Israel’s hotel sector was fairly stable in 2016—but HVS’ latest report, Trends and Opportunities: Israel Hotel Market Overview, notes that the country has “significant potential for future growth due to a rise in incoming tourism and expansion in the sharing economy.”
Despite the “volatile geopolitical situation” in Israel and its neighboring states, hotel occupancy in 2016 averaged 67 percent, with average rates and RevPAR remaining steady at $202 and $136.
By the Numbers
Mirroring the positive trend in visitation, the total number of accommodated bed nights increased by 2 percent in 2016, primarily driven by the international market. Overall, all areas under review recorded an increase with the exception of the Dead Sea.
With more than 6.8 million bed nights recorded in 2106, Eilat accounts for approximately 30 percent of total bed nights in Israel. Jerusalem and Tel Aviv come second and third, with 3.5 million (16 percent of the total) and 3 million (14 percent of the total), respectively. Resort destinations like Eilat and the Dead Sea are more heavily reliant on the domestic market, which represents 90 percent and 80 percent of total bed nights in these locations, respectively. The international market shows a clear preference for Jerusalem and Tel Aviv as both cities accommodate more than 5 5 percent of the total international bed nights.
The average hotel size—in terms of room count—has decreased slightly from approximately 140 in 2012 to 134 in 2016, although significant differences exist throughout the country, depending on the level and the location. Hotels in resort destinations like Eilat and the Dead Sea are much larger with an average room count of 220 and 270, respectively, while properties in cities like Jerusalem and Tel Aviv are smaller with an average room count of 124 and 107, respectively.

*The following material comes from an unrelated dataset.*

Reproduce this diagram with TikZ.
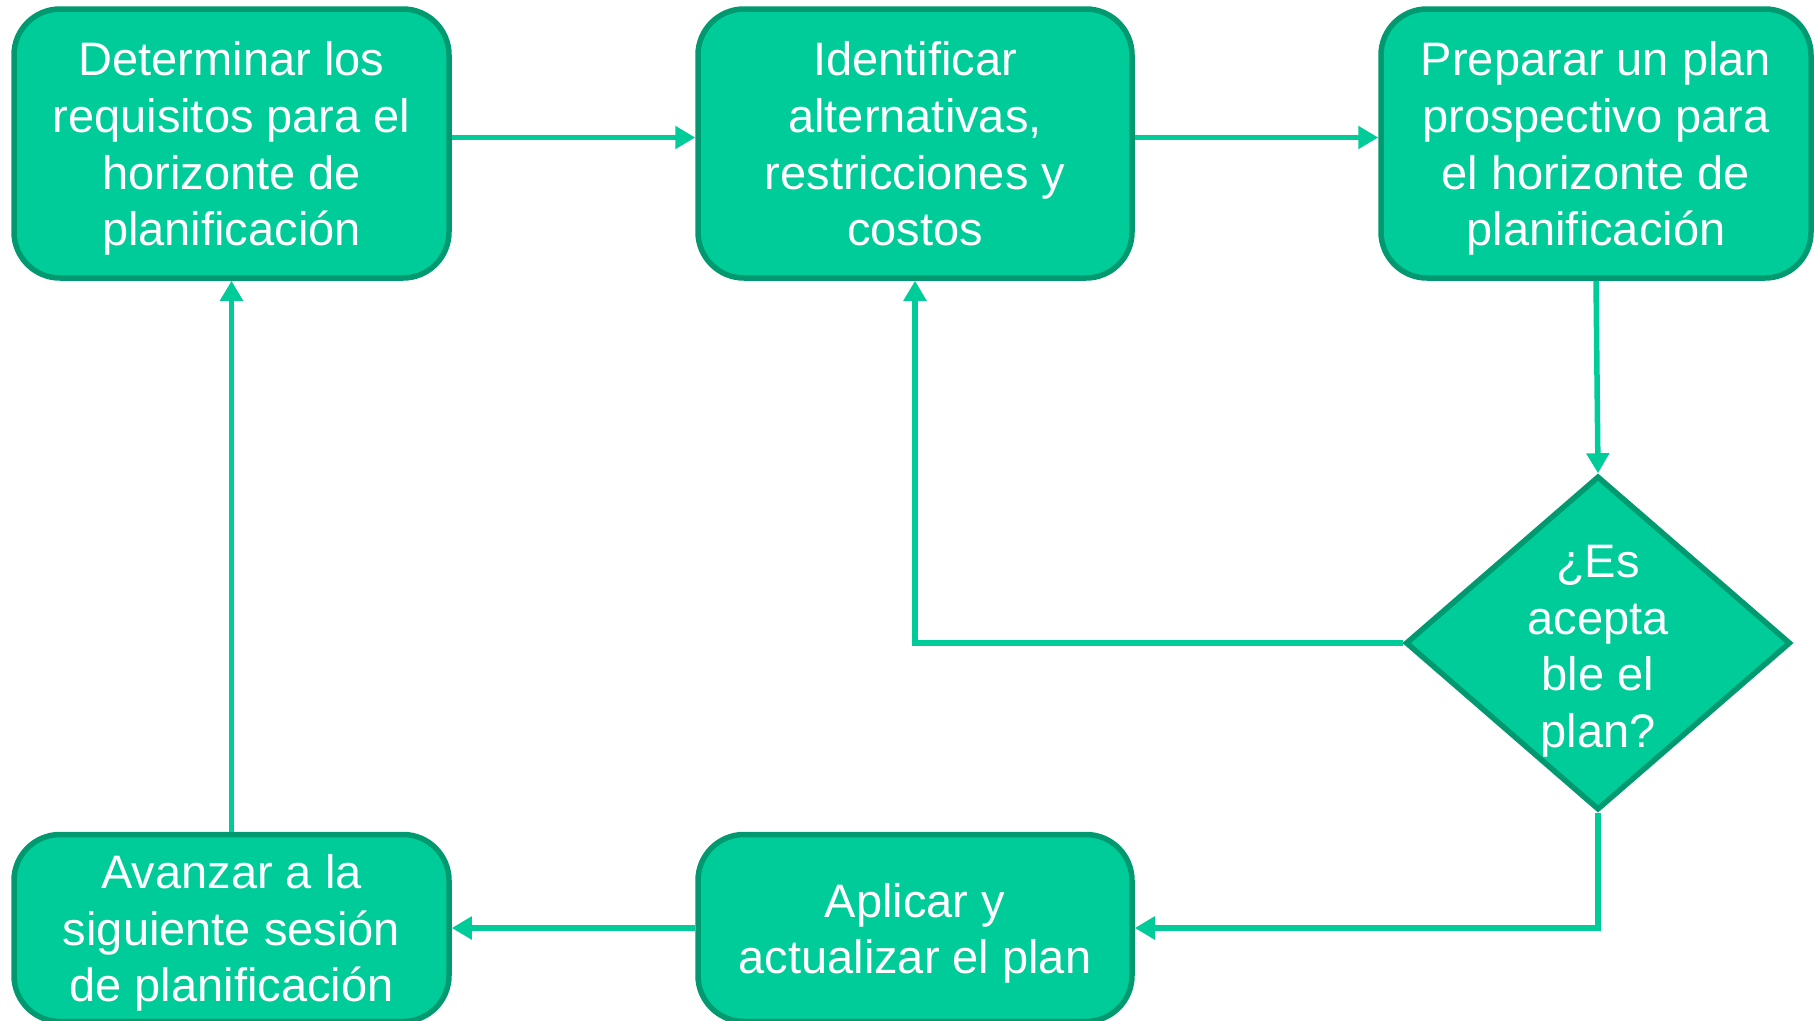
\documentclass[tikz,border=0pt]{standalone}
\usepackage{fontspec}
\setmainfont{Liberation Sans}
\usetikzlibrary{arrows.meta,shapes.geometric}
\definecolor{boxfill}{RGB}{0,204,153}
\definecolor{boxline}{RGB}{0,153,112}
\definecolor{arrcol}{RGB}{0,204,153}
\newcommand{\myTop}{\rule{0pt}{51.6pt}}
\newcommand{\myBot}{\rule[-17pt]{0pt}{17pt}}
\tikzset{
  stepbox/.style={draw=boxline, fill=boxfill, line width=5.5pt, rounded corners=46pt,
    text=white, align=center, inner sep=0pt,
    font=\fontsize{47}{56.6}\selectfont},
  decbox/.style={draw=boxline, fill=boxfill, line width=5.5pt, shape=diamond, inner sep=0pt,
    minimum width=385pt, minimum height=334pt},
  txt/.style={text=white, align=center, inner sep=0pt, font=\fontsize{47}{56.6}\selectfont},
  arr/.style={draw=arrcol, line width=5.5pt, -{Triangle[length=20pt,width=22pt]}}
}
\begin{document}
\begin{tikzpicture}[x=1pt,y=-1pt]
\useasboundingbox (0,0) rectangle (1814,1020);
\node[stepbox, minimum width=435pt, minimum height=269pt] (b1) at (231.5,143.5)
  {\myTop Determinar los\\requisitos para el\\horizonte de\\planificación\myBot};
\node[stepbox, minimum width=434pt, minimum height=269pt] (b2) at (915,143.5)
  {\myTop Identificar\\alternativas,\\restricciones y\\costos\myBot};
\node[stepbox, minimum width=430pt, minimum height=269pt] (b3) at (1596,143.5)
  {\myTop Preparar un plan\\prospectivo para\\el horizonte de\\planificación\myBot};
\node[decbox] (d) at (1598,643) {};
\node[txt] (dt) at (1598,645) {\myTop ¿Es\\acepta\\ble el\\plan?\myBot};
\node[stepbox, minimum width=435pt, minimum height=187pt] (b4) at (231.5,928)
  {\myTop Avanzar a la\\siguiente sesión\\de planificación\myBot};
\node[stepbox, minimum width=434pt, minimum height=187pt] (b5) at (915,928)
  {\myTop Aplicar y\\actualizar el plan\myBot};

\draw[arr] ([yshift=6pt]b1.east) -- ([yshift=6pt]b2.west);
\draw[arr] ([yshift=6pt]b2.east) -- ([yshift=6pt]b3.west);
\draw[arr] (b3.south) -- (d.north);
\draw[arr] (d.west) -| (b2.south);
\draw[arr] (d.south) |- (b5.east);
\draw[arr] (b5.west) -- (b4.east);
\draw[arr] (b4.north) -- (b1.south);
\end{tikzpicture}
\end{document}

Hotel performance still varies from one region to another, and with relatively high room rates the country is still expensive to visit compared with other Mediterranean destinations.

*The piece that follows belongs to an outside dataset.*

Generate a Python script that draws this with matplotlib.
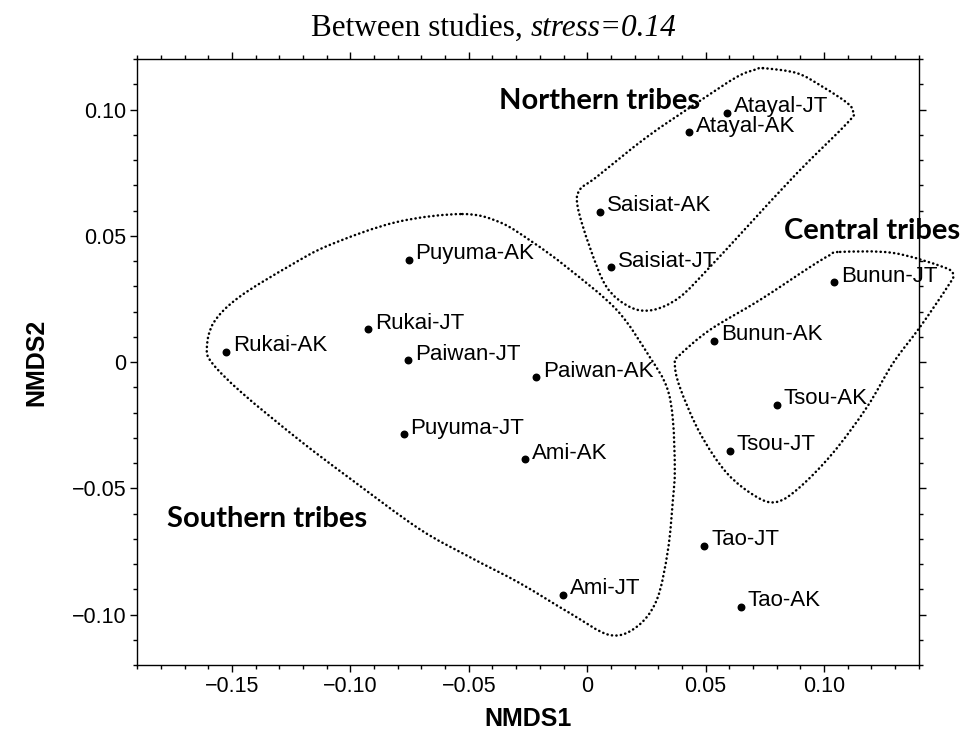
import matplotlib
matplotlib.use("Agg")
import matplotlib.pyplot as plt
from matplotlib.path import Path
from matplotlib.patches import PathPatch
from matplotlib.ticker import MultipleLocator, FuncFormatter
import numpy as np

# NMDS scores
labels = ["Atayal-JT", "Atayal-AK", "Saisiat-AK", "Saisiat-JT",
          "Bunun-JT", "Bunun-AK", "Tsou-AK", "Tsou-JT",
          "Tao-JT", "Tao-AK", "Ami-JT", "Ami-AK",
          "Puyuma-AK", "Rukai-JT", "Rukai-AK", "Paiwan-JT",
          "Paiwan-AK", "Puyuma-JT"]
nmds1 = [0.0589, 0.0429, 0.0053, 0.0102,
         0.1043, 0.0536, 0.0800, 0.0603,
         0.0494, 0.0649, -0.0102, -0.0263,
         -0.0754, -0.0924, -0.1526, -0.0758,
         -0.0215, -0.0775]
nmds2 = [0.0987, 0.0910, 0.0595, 0.0375,
         0.0316, 0.0084, -0.0170, -0.0352,
         -0.0729, -0.0969, -0.0923, -0.0385,
         0.0404, 0.0129, 0.0041, 0.0007,
         -0.0061, -0.0286]

# outlines drawn around the groups (points along each dotted curve)
north_x = [0.0742, 0.0886, 0.0996, 0.1098, 0.1123, 0.1102, 0.0886, 0.0675,
           0.0518, 0.0391, 0.0277, 0.0180, 0.0082, 0.0011, -0.0040, -0.0032,
           0.0040, 0.0252, 0.0463, 0.0632, 0.0717]
north_y = [0.1164, 0.1144, 0.1089, 0.1026, 0.0990, 0.0950, 0.0748, 0.0535,
           0.0376, 0.0257, 0.0206, 0.0218, 0.0297, 0.0455, 0.0614, 0.0681,
           0.0733, 0.0891, 0.1026, 0.1129, 0.1160]
central_x = [0.1068, 0.1292, 0.1504, 0.1546, 0.1521, 0.1406, 0.1292, 0.1182,
             0.1038, 0.0899, 0.0802, 0.0717, 0.0590, 0.0476, 0.0391, 0.0370,
             0.0391, 0.0518, 0.0730, 0.0941, 0.1026]
central_y = [0.0436, 0.0432, 0.0376, 0.0345, 0.0297, 0.0139, -0.0004, -0.0178,
             -0.0360, -0.0495, -0.0554, -0.0535, -0.0440, -0.0281, -0.0099,
             -0.0004, 0.0028, 0.0127, 0.0246, 0.0376, 0.0424]
south_x = [-0.0527, -0.0370, -0.0231, -0.0087, 0.0125, 0.0264, 0.0336, 0.0362,
           0.0370, 0.0362, 0.0341, 0.0294, 0.0209, 0.0095, -0.0074, -0.0286,
           -0.0497, -0.0709, -0.1005, -0.1216, -0.1457, -0.1584, -0.1606,
           -0.1576, -0.1470, -0.1258, -0.1089, -0.0806]
south_y = [0.0586, 0.0554, 0.0475, 0.0376, 0.0206, 0.0020, -0.0099, -0.0230,
           -0.0428, -0.0546, -0.0745, -0.0942, -0.1049, -0.1081, -0.0994,
           -0.0875, -0.0772, -0.0661, -0.0459, -0.0309, -0.0123, -0.0004,
           0.0059, 0.0158, 0.0257, 0.0380, 0.0463, 0.0554]

groups = ["Northern tribes", "Central tribes", "Southern tribes"]
group_x = [0.0053, 0.1203, -0.1351]
group_y = [0.1034, 0.0519, -0.0622]


def closed_curve(xs, ys):
    # closed Catmull-Rom through the points, handed to matplotlib as cubic beziers
    p = np.column_stack([xs, ys])
    n = len(p)
    verts = [p[0]]
    codes = [Path.MOVETO]
    for i in range(n):
        p0, p1, p2, p3 = p[i - 1], p[i], p[(i + 1) % n], p[(i + 2) % n]
        verts += [p1 + (p2 - p0) / 6, p2 - (p3 - p1) / 6, p2]
        codes += [Path.CURVE4] * 3
    return Path(verts, codes)


fig = plt.figure(figsize=(9.64, 7.34), dpi=100)
ax = fig.add_axes([0.1424, 0.094, 0.8106, 0.8256])

sans = "Liberation Sans"

ax.scatter(nmds1, nmds2, s=22, color="black", zorder=3)
for lab, x, y in zip(labels, nmds1, nmds2):
    ax.annotate(lab, (x, y), xytext=(5, 0.5), textcoords="offset points",
                ha="left", va="baseline", fontsize=16, family=sans)

for xs, ys in [(north_x, north_y), (central_x, central_y), (south_x, south_y)]:
    patch = PathPatch(closed_curve(xs, ys), fill=False, edgecolor="black",
                      lw=1.8, linestyle=(0, (0.1, 1.7)), clip_on=False)
    patch.set_capstyle("round")
    ax.add_patch(patch)

for g, x, y in zip(groups, group_x, group_y):
    ax.text(x, y, g, ha="center", va="center", fontsize=21, fontweight="bold",
            family="Lato", clip_on=False)

ax.set_xlim(-0.19, 0.14)
ax.set_ylim(-0.12, 0.12)
ax.xaxis.set_major_locator(MultipleLocator(0.05))
ax.xaxis.set_minor_locator(MultipleLocator(0.01))
ax.yaxis.set_major_locator(MultipleLocator(0.05))
ax.yaxis.set_minor_locator(MultipleLocator(0.01))


def fmt(v, pos):
    if abs(v) < 1e-9:
        return "0"
    return f"{v:.2f}".replace("-", "\u2212")


ax.xaxis.set_major_formatter(FuncFormatter(fmt))
ax.yaxis.set_major_formatter(FuncFormatter(fmt))
ax.tick_params(which="both", direction="out", top=True, right=True, width=1)
ax.tick_params(which="major", length=5, labelsize=15.5, pad=3)
ax.tick_params(which="minor", length=3)
for t in ax.get_xticklabels() + ax.get_yticklabels():
    t.set_family(sans)
for s in ax.spines.values():
    s.set_linewidth(1)

ax.set_xlabel("NMDS1", fontsize=18, fontweight="bold", family=sans, labelpad=7)
ax.set_ylabel("NMDS2", fontsize=18, fontweight="bold", family=sans, labelpad=17)

# title: upright part followed by the italic part
t1 = fig.text(0.5125, 0.951, "Between studies, ", ha="center", va="baseline",
              fontsize=22.5, family="Liberation Serif")
t2 = fig.text(0.5125, 0.951, "stress=0.14", ha="left", va="baseline",
              fontsize=22.5, family="Liberation Serif", style="italic")
fig.canvas.draw()
w1 = t1.get_window_extent().width
w2 = t2.get_window_extent().width
cx = 0.5125 * fig.bbox.width
left = cx - (w1 + w2) / 2
t1.set_ha("left")
t1.set_x(left / fig.bbox.width)
t2.set_x((left + w1) / fig.bbox.width)

fig.savefig("out.png", dpi=100)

Israel’s regions also have a pronounced divide between international and domestic markets, with resorts such as Eilat and the Dead Sea more reliant on the domestic market, while Jerusalem and Tel Aviv remain the favourite destinations for international visitors.
Changing the Game
The industry is facing some challenges, however. Notably, the growth of alternative accommodation in Israel, such as Airbnb, could become a game-changer for both locals and international visitors.
While overall hotel supply has grown moderately in recent years with 46 hotels and almost 4,000 new rooms entering the market since 2012, the concept of the sharing economy has been gaining in popularity and has led to the emergence of alternative types of accommodation, and distribution channels such as Airbnb have become a game-changer for both locals and travelers. Despite significant efforts from the Israel Hotel Association, legislation around this type of rental in Israel remains almost nonexistent, while cities like New York, London or Berlin have implemented stricter regulations.
The number of listings increase year-on-year at a much higher pace than hotels, although the report noted that Airbnb started from a much lower base. Tel Aviv and Jerusalem are by far the cities with the largest Airbnb offer with more than 10,00 and 3,000 active listings, respectively, compared to 800 in Eilat or Haifa.
“There is potentially room for further growth in the budget segment, which would attract different types of travelers who can already benefit from lower air fares,” HVS analyst Lionel Schauder, co-author of the report, said in a statement. “This would have the effect of reducing overall average rates making the destination more affordable.”
With the number of airlines adding flights and the country’s hotel pipeline remaining strong, there remains real potential for substantial tourism growth, particularly if security concerns in the region can be overcome.
“The first half of 2017 reached a record in terms of tourist arrivals with an increase of 26 percent over the same period last year,” co-author Russell Kett, chairman, HVS London, said. “The 3 million arrivals mark could conceivably be reached for the first time in the country’s history by the end of the year.”